Протесты 1962 г. не прошли бесследно. И дело не только в том, что, как вспоминал П.П.Сиуда, рабочие на время «чувствовали себя свободными», «дышали воздухом свободы», а некоторые из участников протестов, «дыхнув тогда воли», уже всю жизнь не могли снова «встать на колени». Правители расстреляли не просто забастовщиков. Они расстреляли миф о рабочей власти в СССР. «У многих тогда произошел душевный переворот. Многие, как говорится, после этого прозрели». События в Новочеркасске «сорвали маску с действительности. Что власть - народная, предприятия - народные»[506]. Они продемонстрировали, что советское общество является классовым, и правящий класс в нем - партийно-государственная бюрократия. Как отмечал бежавший за границу Е.Елин, один из тех, кто останавливал поезд в июньские дни 1962-го, события показали, что правящие круги не остановятся перед любым кровопролитием, чтобы сохранить свою власть, и только организованной борьбой можно хоть чего-нибудь
добиться[507][508]. Действительно, после забастовки в Новочеркасске было заметно улучшение снабжения магазинов, стало легче получить жилье. Но этим значение рабочих протестов 1962 года не ограничилось.

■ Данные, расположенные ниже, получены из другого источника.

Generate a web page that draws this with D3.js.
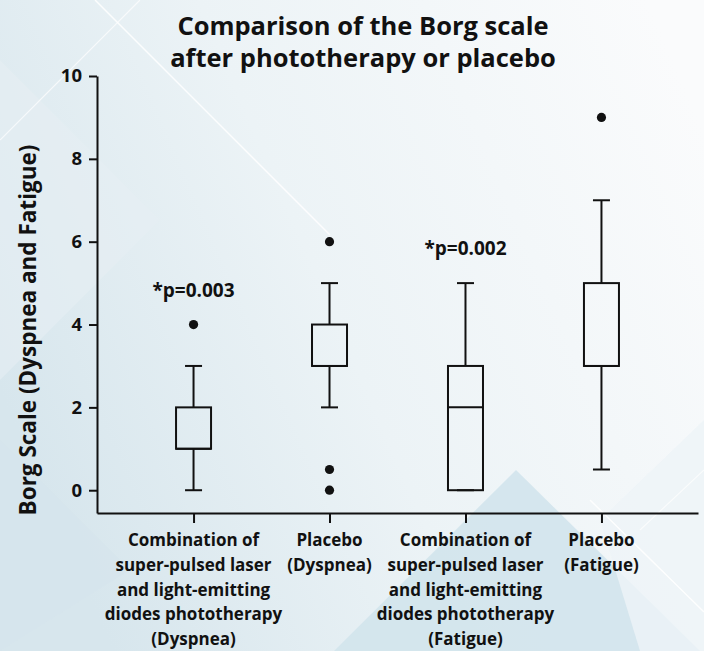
<!DOCTYPE html>
<html>
<head>
<meta charset="utf-8">
<script src="https://cdn.jsdelivr.net/npm/d3@7"></script>
<style>
  html, body { margin: 0; padding: 0; background: #f4f8fa; }
  svg { display: block; }
  text { font-family: "Open Sans", "Noto Sans", sans-serif; font-weight: 700; fill: #111; }
</style>
</head>
<body>
<svg id="chart" width="704" height="651"></svg>
<script>
// Group labels, one array of lines per group
const groupLabels = [
  ["Combination of", "super-pulsed laser", "and light-emitting", "diodes phototherapy", "(Dyspnea)"],
  ["Placebo", "(Dyspnea)"],
  ["Combination of", "super-pulsed laser", "and light-emitting", "diodes phototherapy", "(Fatigue)"],
  ["Placebo", "(Fatigue)"]
];
const groupKeys = ["laserDyspnea", "placeboDyspnea", "laserFatigue", "placeboFatigue"];

// Box-plot statistics per group
const whiskerLow  = [0, 2, 0, 0.5];
const q1          = [1, 3, 0, 3];
const median      = [1, 3, 2, 3];
const q3          = [2, 4, 3, 5];
const whiskerHigh = [3, 5, 5, 7];
const outliers    = [[4], [6, 0.5, 0], [], [9]];

// Significance annotations
const pLabels = ["*p=0.003", "", "*p=0.002", ""];

const yTicks = [0, 2, 4, 6, 8, 10];
const titleLines = ["Comparison of the Borg scale", "after phototherapy or placebo"];
const yTitle = "Borg Scale (Dyspnea and Fatigue)";

const svg = d3.select("#chart");
const W = 704, H = 651;

// ---- background ----
const defs = svg.append("defs");
const grad = defs.append("linearGradient").attr("id", "bg")
  .attr("x1", "0").attr("y1", "0.6").attr("x2", "1").attr("y2", "0.2");
grad.append("stop").attr("offset", "0").attr("stop-color", "#d7e6ed");
grad.append("stop").attr("offset", "0.45").attr("stop-color", "#ecf3f6");
grad.append("stop").attr("offset", "1").attr("stop-color", "#fafbfc");
svg.append("rect").attr("width", W).attr("height", H).attr("fill", "url(#bg)");

const deco = svg.append("g");
deco.append("polygon").attr("points", "0,60 160,220 0,380").attr("fill", "#e6eff3").attr("opacity", 0.6);
deco.append("polygon").attr("points", "516,470 704,655 330,655").attr("fill", "#d2e4ec").attr("opacity", 0.9);
deco.append("polygon").attr("points", "0,440 130,570 0,651").attr("fill", "#d6e5ec").attr("opacity", 0.6);
deco.append("polygon").attr("points", "600,520 704,420 704,651 640,651").attr("fill", "#eef4f7").attr("opacity", 0.8);
deco.append("line").attr("x1", 95).attr("y1", 0).attr("x2", 330).attr("y2", 235)
  .attr("stroke", "#ffffff").attr("stroke-width", 1.5).attr("opacity", 0.9);
deco.append("line").attr("x1", 0).attr("y1", 140).attr("x2", 140).attr("y2", 0)
  .attr("stroke", "#ffffff").attr("stroke-width", 1.2).attr("opacity", 0.7);
deco.append("line").attr("x1", 590).attr("y1", 500).attr("x2", 704).attr("y2", 612)
  .attr("stroke", "#ffffff").attr("stroke-width", 1.5).attr("opacity", 0.9);
deco.append("line").attr("x1", 640).attr("y1", 530).attr("x2", 704).attr("y2", 470)
  .attr("stroke", "#ffffff").attr("stroke-width", 1.2).attr("opacity", 0.7);

// ---- scales ----
const x = d3.scalePoint().domain(groupKeys).range([97, 698]).padding(0.71);
const y = d3.scaleLinear().domain([-0.55, 10]).range([513, 76]);

const boxW = 35, capW = 17;

// ---- axes ----
const yAxis = svg.append("g").attr("transform", "translate(97,0)")
  .call(d3.axisLeft(y).tickValues(yTicks).tickSize(8).tickSizeOuter(0).tickPadding(7).tickFormat(d3.format("d")));
yAxis.selectAll("path, line").attr("stroke", "#111").attr("stroke-width", 2);
yAxis.selectAll("text").attr("font-size", 18.5).attr("font-family", null).attr("fill", "#111");

const xAxis = svg.append("g").attr("transform", "translate(0,513)")
  .call(d3.axisBottom(x).tickSize(10).tickSizeOuter(0).tickFormat(""));
xAxis.selectAll("path, line").attr("stroke", "#111").attr("stroke-width", 2);

// multi-line category labels
const labels = svg.append("g");
groupKeys.forEach((k, i) => {
  const t = labels.append("text").attr("text-anchor", "middle").attr("font-size", 17)
    .attr("x", x(k)).attr("y", 546);
  groupLabels[i].forEach((line, j) => {
    t.append("tspan").attr("x", x(k)).attr("dy", j === 0 ? 0 : 24.8).text(line);
  });
});

// ---- boxes ----
const g = svg.append("g").attr("stroke", "#111").attr("stroke-width", 2).attr("fill", "none");
groupKeys.forEach((k, i) => {
  const cx = x(k);
  // whiskers
  g.append("line").attr("x1", cx).attr("x2", cx).attr("y1", y(q3[i])).attr("y2", y(whiskerHigh[i]));
  g.append("line").attr("x1", cx).attr("x2", cx).attr("y1", y(q1[i])).attr("y2", y(whiskerLow[i]));
  g.append("line").attr("x1", cx - capW / 2).attr("x2", cx + capW / 2)
    .attr("y1", y(whiskerHigh[i])).attr("y2", y(whiskerHigh[i]));
  g.append("line").attr("x1", cx - capW / 2).attr("x2", cx + capW / 2)
    .attr("y1", y(whiskerLow[i])).attr("y2", y(whiskerLow[i]));
  // box
  g.append("rect").attr("x", cx - boxW / 2).attr("width", boxW)
    .attr("y", y(q3[i])).attr("height", y(q1[i]) - y(q3[i]));
  // median
  g.append("line").attr("x1", cx - boxW / 2).attr("x2", cx + boxW / 2)
    .attr("y1", y(median[i])).attr("y2", y(median[i]));
  // outliers
  outliers[i].forEach(v => {
    svg.append("circle").attr("cx", cx).attr("cy", y(v)).attr("r", 4.6).attr("fill", "#111");
  });
  // significance label above the highest mark
  if (pLabels[i]) {
    const top = d3.max([whiskerHigh[i], ...outliers[i]]);
    svg.append("text").attr("text-anchor", "middle").attr("font-size", 19)
      .attr("x", cx).attr("y", y(top) - 28).text(pLabels[i]);
  }
});

// ---- titles ----
const title = svg.append("text").attr("text-anchor", "middle").attr("font-size", 25.5);
titleLines.forEach((line, j) => {
  title.append("tspan").attr("x", 363).attr("y", 35 + j * 32).text(line);
});

svg.append("text").attr("text-anchor", "middle").attr("font-size", 22.5)
  .attr("transform", "translate(36,330) rotate(-90)").text(yTitle);
</script>
</body>
</html>
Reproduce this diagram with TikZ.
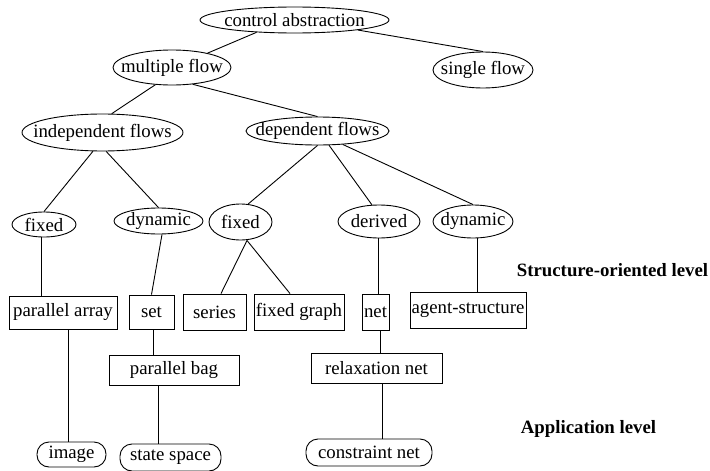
\documentclass[tikz,border=0pt]{standalone}
\usepackage{fontspec}
\setmainfont{Liberation Serif}
\newcommand{\ctxt}[1]{\makebox[0pt]{#1}}
\tikzset{
    ell/.style={draw,ellipse,inner sep=0pt},
    box/.style={draw,rectangle,inner sep=0pt},
    rbox/.style={draw,rectangle,rounded corners=12pt,inner sep=0pt},
    lvl/.style={anchor=base,inner sep=0pt,font=\fontsize{18.8}{22}\selectfont\bfseries}
}
\usetikzlibrary{shapes.geometric}
\begin{document}
\begin{tikzpicture}[x=1pt,y=-1pt,line width=0.9pt,font=\fontsize{18.8}{22}\selectfont]
    \useasboundingbox (0,0) rectangle (710,471);
    % top of the tree
    \node[ell,minimum width=189,minimum height=26] (ca) at (294.5,20) {\ctxt{control abstraction}};
    \node[ell,minimum width=118,minimum height=35] (mf) at (172,67.5) {\ctxt{multiple flow}};
    \node[ell,minimum width=100,minimum height=36] (sf) at (483,70) {\ctxt{single flow}};
    \node[ell,minimum width=161,minimum height=37] (indf) at (102.5,132.5) {\ctxt{independent flows}};
    \node[ell,minimum width=143,minimum height=28] (depf) at (317.5,131) {\ctxt{dependent flows}};
    \node[ell,minimum width=64,minimum height=25] (fixl) at (44,224.5) {\ctxt{fixed}};
    \node[ell,minimum width=89,minimum height=26] (dynl) at (158.5,221) {\ctxt{dynamic}};
    \node[ell,minimum width=63,minimum height=36] (fixm) at (240.5,222) {\ctxt{fixed}};
    \node[ell,minimum width=82,minimum height=33] (der) at (379,221.5) {\ctxt{derived}};
    \node[ell,minimum width=80,minimum height=33] (dynr) at (473,221.5) {\ctxt{dynamic}};
    % structure-oriented level
    \node[box,minimum width=108,minimum height=33] (parr) at (63,312.5) {parallel array};
    \node[box,minimum width=45,minimum height=34] (set) at (151.5,312) {set};
    \node[box,minimum width=63,minimum height=36] (ser) at (214.5,312) {series};
    \node[box,minimum width=90,minimum height=36] (fgr) at (299,312) {fixed graph};
    \node[box,minimum width=27,minimum height=36] (net) at (375.5,312) {net};
    \node[box,minimum width=116,minimum height=36] (agst) at (468,310) {agent-structure};
    \node[box,minimum width=130,minimum height=30] (pbag) at (174,370) {parallel bag};
    \node[box,minimum width=131,minimum height=30] (rnet) at (376.5,368) {relaxation net};
    % application level
    \node[rbox,minimum width=69,minimum height=25] (img) at (71.5,454.5) {image};
    \node[rbox,minimum width=101,minimum height=27] (ssp) at (170.5,457.5) {state space};
    \node[rbox,minimum width=126,minimum height=27] (cnet) at (369,452.5) {constraint net};
    \node[lvl] (lstr) at (612.5,276) {Structure-oriented level};
    \node[lvl] (lapp) at (588.5,433) {Application level};
    % edges
    \draw (ca.198) -- (mf.22);
    \draw (ca.-9) -- (sf.north);
    \draw (mf.-134) -- (indf.64);
    \draw (mf.-39.5) -- (depf.north);
    \draw (indf.-117) -- (fixl.north);
    \draw (indf.-79) -- (dynl.north);
    \draw (depf.south) -- (fixm.67);
    \draw (depf.-51) -- (der.113);
    \draw (depf.-28) -- (dynr.north);
    \draw ([xshift=-3pt]fixl.south) -- ([xshift=-22pt]parr.north);
    \draw ([xshift=3.5pt]dynl.south) -- (set.north);
    \draw ([xshift=6.5pt]fixm.south) -- ([xshift=6.5pt]ser.north);
    \draw ([xshift=6.5pt]fixm.south) -- ([xshift=-9pt]fgr.north);
    \draw ([xshift=-1pt]der.south) -- ([xshift=2.5pt]net.north);
    \draw ([xshift=4pt]dynr.south) -- ([xshift=9pt]agst.north);
    \draw ([xshift=5pt]parr.south) -- ([xshift=-3.5pt]img.north);
    \draw ([xshift=1.5pt]set.south) -- ([xshift=-21pt]pbag.north);
    \draw ([xshift=-16pt]pbag.south) -- ([xshift=-12.5pt]ssp.north);
    \draw ([xshift=4.5pt]net.south) -- ([xshift=3.5pt]rnet.north);
    \draw ([xshift=5.5pt]rnet.south) -- ([xshift=13pt]cnet.north);
\end{tikzpicture}
\end{document}
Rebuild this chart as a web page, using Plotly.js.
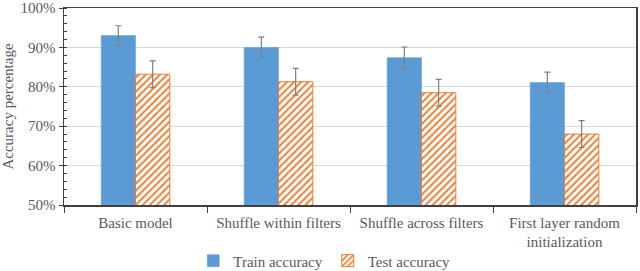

Эти выступления нанесли такой удар хрущевской модернизации за счет усиления эксплуатации трудящихся, от которой она так и не смогла оправиться. Напуганные правители Советского Союза вынуждены были на целых два десятилетия приучиться сдерживать свои аппетиты и отказаться от жестокого модернизаторского «форсажа». С этого момента, по существу, берет начало своеобразный социальный «компромисс», никем и никогда не подписанный, но, тем не менее, молчаливо соблюдавшийся и ставший основой «социального государства» по-советски[509]. В последующие годы власти существенно повышали размеры зарплаты рабочих и служащих: в 1966-1970 гг. она выросла в среднем на 29%, в 1971-1975 гг. - на 23%, в 1976-1980 гг. - на 16%, в 1981-1985 гг. - на 14%[510]. Они вынуждены были примириться с куда меньшим ростом экономики и производственных норм, чем тот, какой они хотели бы выжать из работников. Темпы роста производительности труда неуклонно сокращались: по официальным данным, она увеличилась за восьмую пятилетку (1966-1970) на 37%, за девятую (1971-1975) на 23%, за дерятую (1976-1980) на 17% (в промышленности) и за одиннадцатую (1981-1985) на 16,5%[511]. Однако неофициальные данные и расчеты зарубежных исследователей дают куда более низкие показатели: согласно им, среднегодовые темпы роста производительности составляли, по разным подсчетам, в 1960-1970 гг. от 1,5 до 3,4%, в 1970-1980 гг. от 0,4 до 2,4% и в 1980-1987 гг. от -0,1 до 1,1%[512].